— Start —

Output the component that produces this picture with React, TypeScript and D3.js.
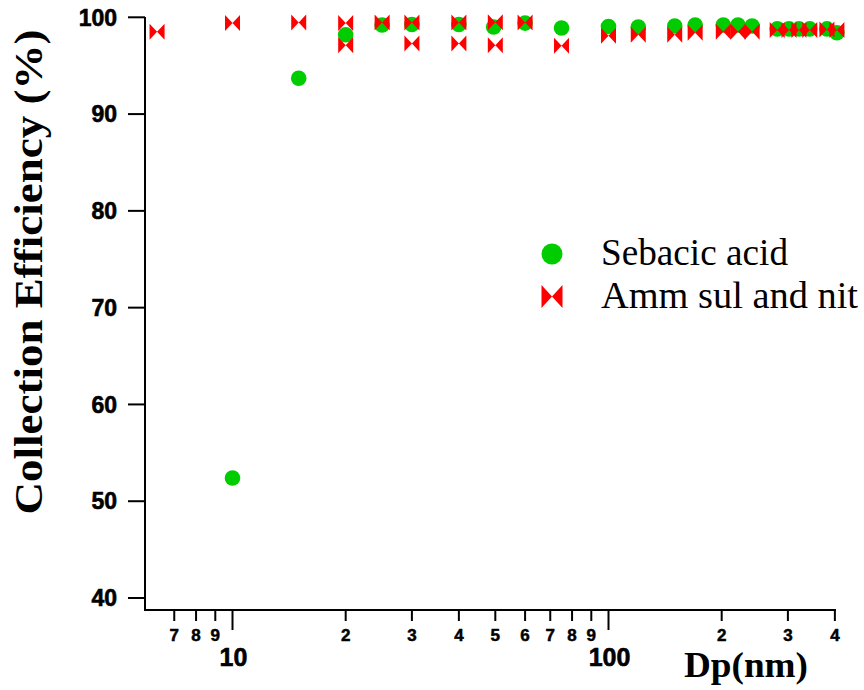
import React from "react";
import * as d3 from "d3";

const sebX = [10, 15, 20, 25, 30, 40, 49.5, 60, 75, 100, 120, 150, 170, 202, 221, 241, 281, 302, 321, 343, 381, 405];
const sebY = [52.4, 93.7, 98.2, 99.2, 99.25, 99.25, 99.0, 99.4, 98.9, 99.05, 99.0, 99.1, 99.2, 99.2, 99.2, 99.1, 98.8, 98.8, 98.8, 98.8, 98.8, 98.4];

const ammX = [6.3, 10, 15, 20, 20, 25, 30, 30, 40, 40, 50, 50, 60, 75, 100, 120, 150, 170, 202, 221, 241, 281, 302, 321, 343, 381, 405];
const ammY = [98.5, 99.4, 99.45, 99.4, 97.1, 99.45, 99.45, 97.3, 99.45, 97.3, 99.5, 97.1, 99.45, 97.05, 98.1, 98.2, 98.2, 98.4, 98.5, 98.5, 98.5, 98.7, 98.7, 98.7, 98.7, 98.75, 98.7];

const yTicks = [40, 50, 60, 70, 80, 90, 100];
const xMinorTicks = [7, 8, 9, 20, 30, 40, 50, 60, 70, 80, 90, 200, 300, 400];
const xMinorLabels = ["7", "8", "9", "2", "3", "4", "5", "6", "7", "8", "9", "2", "3", "4"];
const xMajorTicks = [10, 100];
const xMajorLabels = ["10", "100"];

const seriesNames = ["Sebacic acid", "Amm sul and nit"];
const GREEN = "#00CC00";
const RED = "#FF0000";

function bowtie(w: number, h: number) {
  const a = w / 2, b = h / 2;
  return `M${-a},${-b}L${a},${b}L${a},${-b}L${-a},${b}Z`;
}

export default function App() {
  const W = 864, H = 690;
  const axisX = 145, axisY = 610, axisTop = 17, axisRight = 836;
  const x = d3.scaleLog().domain([10, 100]).range([232.5, 608.5]);
  const y = d3.scaleLinear().domain([40, 100]).range([598, 17.3]);
  const tickFont = "'Liberation Sans', Arial, sans-serif";
  const serif = "'Liberation Serif', 'Times New Roman', serif";

  return (
    <svg width={W} height={H} style={{ position: "absolute", left: 0, top: 0, background: "#fff" }}>
      <rect width={W} height={H} fill="#fff" />
      <line x1={axisX} y1={axisTop} x2={axisX} y2={axisY + 1} stroke="#000" strokeWidth={2} />
      <line x1={axisX - 1} y1={axisY} x2={axisRight} y2={axisY} stroke="#000" strokeWidth={2} />
      {yTicks.map((t) => (
        <g key={"yt" + t}>
          <line x1={axisX - 17} x2={axisX} y1={y(t)} y2={y(t)} stroke="#000" strokeWidth={2} />
          <text x={117} y={y(t)} dy="0.36em" textAnchor="end" fontFamily={tickFont} fontWeight="bold" fontSize={23} stroke="#000" strokeWidth={0.6}>
            {t}
          </text>
        </g>
      ))}
      {xMinorTicks.map((t, i) => (
        <g key={"xm" + t}>
          <line x1={x(t)} x2={x(t)} y1={axisY} y2={axisY + 11} stroke="#000" strokeWidth={2} />
          <text x={x(t)} y={635} dy="0.36em" textAnchor="middle" fontFamily={tickFont} fontWeight="bold" fontSize={17} stroke="#000" strokeWidth={0.5}>
            {xMinorLabels[i]}
          </text>
        </g>
      ))}
      {xMajorTicks.map((t, i) => (
        <g key={"xM" + t}>
          <line x1={x(t)} x2={x(t)} y1={axisY} y2={axisY + 20} stroke="#000" strokeWidth={2} />
          <text x={x(t) + 1} y={657} dy="0.36em" textAnchor="middle" fontFamily={tickFont} fontWeight="bold" fontSize={25} stroke="#000" strokeWidth={0.6}>
            {xMajorLabels[i]}
          </text>
        </g>
      ))}
      <text
        transform={`translate(42,272) rotate(-90)`}
        textAnchor="middle"
        fontFamily={serif}
        fontWeight="bold"
        fontSize={40}
        textLength={485}
        lengthAdjust="spacingAndGlyphs"
      >
        Collection Efficiency (%)
      </text>
      <text x={684} y={677} fontFamily={serif} fontWeight="bold" fontSize={36} textLength={124} lengthAdjust="spacingAndGlyphs">
        Dp(nm)
      </text>
      {sebX.map((d, i) => (
        <circle key={"s" + i} cx={x(d)} cy={y(sebY[i])} r={7.8} fill={GREEN} />
      ))}
      {ammX.map((d, i) => (
        <path key={"a" + i} d={bowtie(15, 16)} transform={`translate(${x(d)},${y(ammY[i])})`} fill={RED} />
      ))}
      <circle cx={552} cy={254} r={10.5} fill={GREEN} />
      <path d={bowtie(21, 23)} transform="translate(552,296.5)" fill={RED} />
      <text x={601} y={265} fontFamily={serif} fontSize={37} textLength={187} lengthAdjust="spacingAndGlyphs">
        {seriesNames[0]}
      </text>
      <text x={601} y={308} fontFamily={serif} fontSize={37} textLength={257} lengthAdjust="spacingAndGlyphs">
        {seriesNames[1]}
      </text>
    </svg>
  );
}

— End —

• [Problem statement]: The data above should be repeated exactly, minus any pictures.

• [Solved exercise]:
Output the component that produces this picture with React, TypeScript and D3.js.
import React from "react";
import * as d3 from "d3";

const sebX = [10, 15, 20, 25, 30, 40, 49.5, 60, 75, 100, 120, 150, 170, 202, 221, 241, 281, 302, 321, 343, 381, 405];
const sebY = [52.4, 93.7, 98.2, 99.2, 99.25, 99.25, 99.0, 99.4, 98.9, 99.05, 99.0, 99.1, 99.2, 99.2, 99.2, 99.1, 98.8, 98.8, 98.8, 98.8, 98.8, 98.4];

const ammX = [6.3, 10, 15, 20, 20, 25, 30, 30, 40, 40, 50, 50, 60, 75, 100, 120, 150, 170, 202, 221, 241, 281, 302, 321, 343, 381, 405];
const ammY = [98.5, 99.4, 99.45, 99.4, 97.1, 99.45, 99.45, 97.3, 99.45, 97.3, 99.5, 97.1, 99.45, 97.05, 98.1, 98.2, 98.2, 98.4, 98.5, 98.5, 98.5, 98.7, 98.7, 98.7, 98.7, 98.75, 98.7];

const yTicks = [40, 50, 60, 70, 80, 90, 100];
const xMinorTicks = [7, 8, 9, 20, 30, 40, 50, 60, 70, 80, 90, 200, 300, 400];
const xMinorLabels = ["7", "8", "9", "2", "3", "4", "5", "6", "7", "8", "9", "2", "3", "4"];
const xMajorTicks = [10, 100];
const xMajorLabels = ["10", "100"];

const seriesNames = ["Sebacic acid", "Amm sul and nit"];
const GREEN = "#00CC00";
const RED = "#FF0000";

function bowtie(w: number, h: number) {
  const a = w / 2, b = h / 2;
  return `M${-a},${-b}L${a},${b}L${a},${-b}L${-a},${b}Z`;
}

export default function App() {
  const W = 864, H = 690;
  const axisX = 145, axisY = 610, axisTop = 17, axisRight = 836;
  const x = d3.scaleLog().domain([10, 100]).range([232.5, 608.5]);
  const y = d3.scaleLinear().domain([40, 100]).range([598, 17.3]);
  const tickFont = "'Liberation Sans', Arial, sans-serif";
  const serif = "'Liberation Serif', 'Times New Roman', serif";

  return (
    <svg width={W} height={H} style={{ position: "absolute", left: 0, top: 0, background: "#fff" }}>
      <rect width={W} height={H} fill="#fff" />
      <line x1={axisX} y1={axisTop} x2={axisX} y2={axisY + 1} stroke="#000" strokeWidth={2} />
      <line x1={axisX - 1} y1={axisY} x2={axisRight} y2={axisY} stroke="#000" strokeWidth={2} />
      {yTicks.map((t) => (
        <g key={"yt" + t}>
          <line x1={axisX - 17} x2={axisX} y1={y(t)} y2={y(t)} stroke="#000" strokeWidth={2} />
          <text x={117} y={y(t)} dy="0.36em" textAnchor="end" fontFamily={tickFont} fontWeight="bold" fontSize={23} stroke="#000" strokeWidth={0.6}>
            {t}
          </text>
        </g>
      ))}
      {xMinorTicks.map((t, i) => (
        <g key={"xm" + t}>
          <line x1={x(t)} x2={x(t)} y1={axisY} y2={axisY + 11} stroke="#000" strokeWidth={2} />
          <text x={x(t)} y={635} dy="0.36em" textAnchor="middle" fontFamily={tickFont} fontWeight="bold" fontSize={17} stroke="#000" strokeWidth={0.5}>
            {xMinorLabels[i]}
          </text>
        </g>
      ))}
      {xMajorTicks.map((t, i) => (
        <g key={"xM" + t}>
          <line x1={x(t)} x2={x(t)} y1={axisY} y2={axisY + 20} stroke="#000" strokeWidth={2} />
          <text x={x(t) + 1} y={657} dy="0.36em" textAnchor="middle" fontFamily={tickFont} fontWeight="bold" fontSize={25} stroke="#000" strokeWidth={0.6}>
            {xMajorLabels[i]}
          </text>
        </g>
      ))}
      <text
        transform={`translate(42,272) rotate(-90)`}
        textAnchor="middle"
        fontFamily={serif}
        fontWeight="bold"
        fontSize={40}
        textLength={485}
        lengthAdjust="spacingAndGlyphs"
      >
        Collection Efficiency (%)
      </text>
      <text x={684} y={677} fontFamily={serif} fontWeight="bold" fontSize={36} textLength={124} lengthAdjust="spacingAndGlyphs">
        Dp(nm)
      </text>
      {sebX.map((d, i) => (
        <circle key={"s" + i} cx={x(d)} cy={y(sebY[i])} r={7.8} fill={GREEN} />
      ))}
      {ammX.map((d, i) => (
        <path key={"a" + i} d={bowtie(15, 16)} transform={`translate(${x(d)},${y(ammY[i])})`} fill={RED} />
      ))}
      <circle cx={552} cy={254} r={10.5} fill={GREEN} />
      <path d={bowtie(21, 23)} transform="translate(552,296.5)" fill={RED} />
      <text x={601} y={265} fontFamily={serif} fontSize={37} textLength={187} lengthAdjust="spacingAndGlyphs">
        {seriesNames[0]}
      </text>
      <text x={601} y={308} fontFamily={serif} fontSize={37} textLength={257} lengthAdjust="spacingAndGlyphs">
        {seriesNames[1]}
      </text>
    </svg>
  );
}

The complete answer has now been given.